Did Indigenous Affairs Minister Jenny Macklin use Sorry Day to announce a policy position that would have provoked uproar if it came from the Coalition? That’s what appears to have happened on The 7:30 Report last night.
Kerry O’Brien put the proposition; “I don’t see how logically you can acknowledge or honestly acknowledge all the pain, all the personal tragedy and the injustice but then say all we’re going to give you by way of compensation is to say the word ‘sorry'” to her.
Macklin replied: “Our priority is to close the gap. We have to decide where we will put the necessary Federal Government money and we think the place has to be in addressing the terrible levels of disadvantage in housing, in health, in education, in making sure that people are participating in the economy. That’s where the desperate need is. And so that’s where we think the Federal Government money should go.”

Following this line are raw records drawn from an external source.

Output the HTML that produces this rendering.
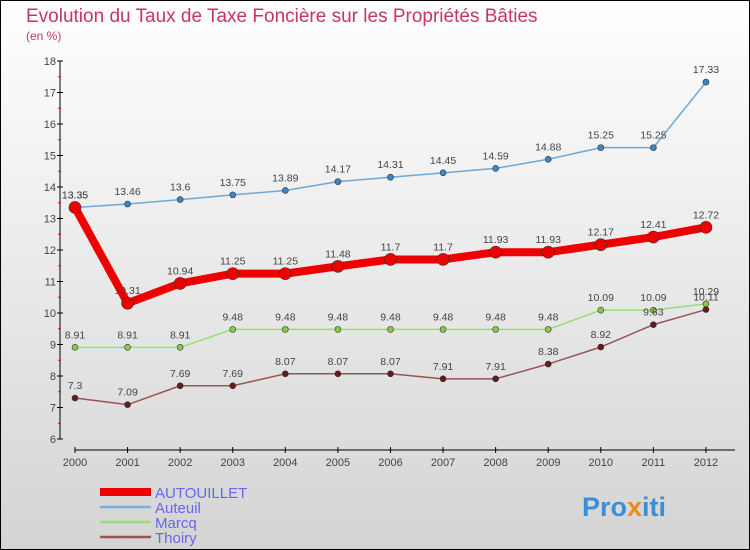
<!DOCTYPE html>
<html><head><meta charset="utf-8"><style>
body{margin:0;width:750px;height:550px;overflow:hidden;font-family:"Liberation Sans",sans-serif}
svg{display:block}
</style></head><body>
<svg id="chart" width="750" height="550" xmlns="http://www.w3.org/2000/svg">
<defs><linearGradient id="bg" x1="0" y1="0" x2="0" y2="1"><stop offset="0" stop-color="#ffffff"/><stop offset="1" stop-color="#d4d4d4"/></linearGradient></defs>
<rect x="0.5" y="0.5" width="749" height="549" fill="url(#bg)" stroke="#000"/>
<text x="26" y="22" font-size="19" fill="#c8336a">Evolution du Taux de Taxe Foncière sur les Propriétés Bâties</text>
<text x="26" y="40" font-size="12" fill="#c8336a">(en %)</text>
<g id="axes"></g>
<g id="series"></g>
<g id="legend"></g>
<text x="582" y="516" font-size="27" font-weight="bold" fill="#3a8fd8">Pro<tspan fill="#f08a1c">x</tspan>iti</text>
</svg>
<script>
const years=[2000,2001,2002,2003,2004,2005,2006,2007,2008,2009,2010,2011,2012];
const autouillet=[13.35,10.31,10.94,11.25,11.25,11.48,11.7,11.7,11.93,11.93,12.17,12.41,12.72];
const auteuil=[13.35,13.46,13.6,13.75,13.89,14.17,14.31,14.45,14.59,14.88,15.25,15.25,17.33];
const marcq=[8.91,8.91,8.91,9.48,9.48,9.48,9.48,9.48,9.48,9.48,10.09,10.09,10.29];
const thoiry=[7.3,7.09,7.69,7.69,8.07,8.07,8.07,7.91,7.91,8.38,8.92,9.63,10.11];
const yTicks=[6,7,8,9,10,11,12,13,14,15,16,17,18];
const NS="http://www.w3.org/2000/svg";
function X(i){return 75+i*52.58;}
function Y(v){return 439-(v-6)*31.5;}
function mk(tag,attrs,parent,txt){const e=document.createElementNS(NS,tag);for(const k in attrs)e.setAttribute(k,attrs[k]);if(txt!==undefined)e.textContent=txt;parent.appendChild(e);return e;}
const axes=document.getElementById('axes');
let a=mk('line',{x1:60,y1:61,x2:60,y2:439,stroke:'#000'},axes);


a=mk('line',{x1:75,y1:450,x2:735,y2:450,stroke:'#000'},axes);


yTicks.forEach(v=>{
  mk('line',{x1:57,y1:Y(v),x2:63,y2:Y(v),stroke:'#000'},axes);
  if(v<18)mk('line',{x1:58,y1:Y(v+0.5),x2:61,y2:Y(v+0.5),stroke:'#f00'},axes);
  const t=mk('text',{x:56,y:Y(v)+4,'font-size':11,fill:'#444','text-anchor':'end'},axes,v);
  
  
});
years.forEach((yr,i)=>{
  mk('line',{x1:X(i),y1:447,x2:X(i),y2:453,stroke:'#000'},axes);
  const t=mk('text',{x:X(i),y:466,'font-size':11,fill:'#444','text-anchor':'middle'},axes,yr);
  
  
});
const series=document.getElementById('series');
function draw(name,vals,color,dot,width,r){
  const g=mk('g',{},series);
  
  
  const l=mk('polyline',{points:vals.map((v,i)=>X(i)+','+Y(v)).join(' '),fill:'none',stroke:color,'stroke-width':width,'stroke-linejoin':'round'},g);
  
  
  vals.forEach((v,i)=>{
    const c=mk('circle',{cx:X(i),cy:Y(v),r:r,fill:dot,stroke:'#333','stroke-width':0.6},g);
    
    
    const t=mk('text',{x:X(i),y:Y(v)-9,'font-size':10.5,fill:'#444','text-anchor':'middle'},g,String(v));
    
    
  });
}
draw('marcq',marcq,'#99dd77','#88cc44',1.5,3);
draw('thoiry',thoiry,'#995555','#661a1a',1.5,3);
draw('auteuil',auteuil,'#6fa8d8','#3b86c6',1.5,3);
draw('autouillet',autouillet,'#ee0000','#ee0000',8,6);
const legend=document.getElementById('legend');
const leg=[['AUTOUILLET','#ee0000',8],['Auteuil','#7aaedb',2.5],['Marcq','#99dd77',2.5],['Thoiry','#995555',2.5]];
leg.forEach((d,i)=>{
  const y=492+i*15;
  const g=mk('g',{},legend);
  
  
  mk('line',{x1:100,y1:y,x2:151,y2:y,stroke:d[1],'stroke-width':d[2]},g);
  mk('text',{x:155,y:y+6,'font-size':15,fill:'#6666ee'},g,d[0]);
});
</script>
</body></html>
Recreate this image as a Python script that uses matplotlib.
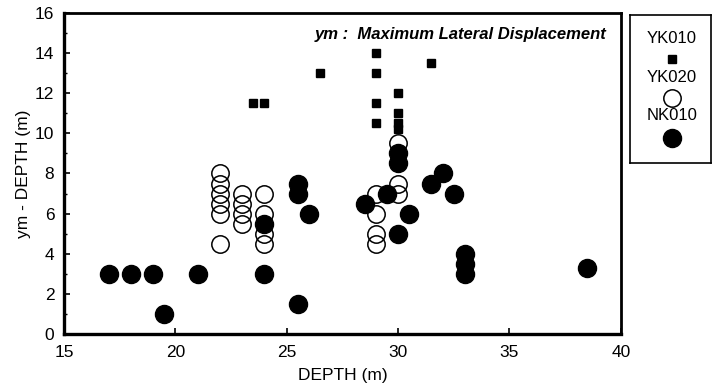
import matplotlib
matplotlib.use("Agg")
import matplotlib.pyplot as plt

plt.rcParams['font.family'] = ['Liberation Sans', 'DejaVu Sans']

# YK010 (small squares)
yk010_x = [23.5, 24, 26.5, 29, 29, 29, 29, 30, 30, 30, 30, 30, 31.5]
yk010_y = [11.5, 11.5, 13, 14, 13, 11.5, 10.5, 12, 11, 10.5, 10.2, 8.5, 13.5]

# YK020 (open circles)
yk020_x = [22, 22, 22, 22, 22, 22, 23, 23, 23, 23, 24, 24, 24, 24,
           29, 29, 29, 29, 30, 30, 30]
yk020_y = [8, 7.5, 7, 6.5, 6, 4.5, 7, 6.5, 6, 5.5, 7, 6, 5, 4.5,
           7, 6, 5, 4.5, 9.5, 7.5, 7]

# NK010 (filled circles)
nk010_x = [17, 18, 19, 19.5, 21, 24, 24, 25.5, 25.5, 25.5, 26, 28.5, 29.5,
           30, 30, 30, 30.5, 31.5, 32, 32.5, 33, 33, 33, 38.5]
nk010_y = [3, 3, 3, 1, 3, 3, 5.5, 7.5, 7, 1.5, 6, 6.5, 7,
           9, 8.5, 5, 6, 7.5, 8, 7, 4, 3.5, 3, 3.3]

legend_names = ['YK010', 'YK020', 'NK010']

fig = plt.figure(figsize=(7.21, 3.89), dpi=100)
ax = fig.add_axes([0.0888, 0.1414, 0.7722, 0.8252])

ax.plot(yk010_x, yk010_y, 's', color='black', markersize=5.8, linestyle='none')
ax.plot(yk020_x, yk020_y, 'o', markerfacecolor='none', markeredgecolor='black',
        markeredgewidth=1.1, markersize=12.5, linestyle='none')
ax.plot(nk010_x, nk010_y, 'o', color='black', markersize=13, linestyle='none')

ax.set_xlim(15, 40)
ax.set_ylim(0, 16)
ax.set_xticks([15, 20, 25, 30, 35, 40])
ax.set_yticks(range(0, 17, 2))
ax.set_yticks(range(0, 17, 1), minor=True)
ax.tick_params(direction='in', length=4, width=1.2, labelsize=12.5)
ax.tick_params(axis='x', pad=8)
ax.tick_params(axis='y', pad=7)
ax.tick_params(which='minor', direction='in', length=2, width=1)
for s in ['left', 'bottom']:
    ax.spines[s].set_linewidth(2.4)
for s in ['top', 'right']:
    ax.spines[s].set_linewidth(2.0)

ax.set_xlabel('DEPTH (m)', fontsize=12.5, labelpad=6)
ax.set_ylabel('ym - DEPTH (m)', fontsize=12.5, labelpad=3)
ax.text(0.975, 0.955, 'ym :  Maximum Lateral Displacement', transform=ax.transAxes,
        ha='right', va='top', fontsize=12, fontstyle='italic', fontweight='bold')

# legend box
lax = fig.add_axes([630 / 721, 1 - 163 / 389, 81 / 721, 148 / 389])
lax.set_xlim(0, 1)
lax.set_ylim(0, 1)
lax.set_xticks([])
lax.set_yticks([])
for s in lax.spines.values():
    s.set_linewidth(1.2)
ty = [0.84, 0.58, 0.32]
my = [0.70, 0.44, 0.17]
for name, t in zip(legend_names, ty):
    lax.text(0.52, t, name, ha='center', va='center', fontsize=12)
lax.plot([0.52], [my[0]], 's', color='black', markersize=5.8)
lax.plot([0.52], [my[1]], 'o', markerfacecolor='none', markeredgecolor='black',
         markeredgewidth=1.1, markersize=12.5)
lax.plot([0.52], [my[2]], 'o', color='black', markersize=13)

fig.savefig('out.png', dpi=100)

“Close the gap” was yesterday’s catchphrase from the government – to reconciliation what “working families” were to the election campaign. It’s a very worthy goal, too – but to reach it Macklin appears to have announced a policy of ruthlessly practical reconciliation.
Cut through the pollyspeak from last night and this is what she said:
Indigenous Australians have two choices. They can either seek compensation for the wrongs of the past or see that money invested in the future.
One of John Howard’s old cabinet colleagues joked yesterday that he would have been burnt at the stake if he’d shown his face at Parliament House yesterday.
If Mal Brough had announced a policy like Macklin’s, he would have suffered the same fate.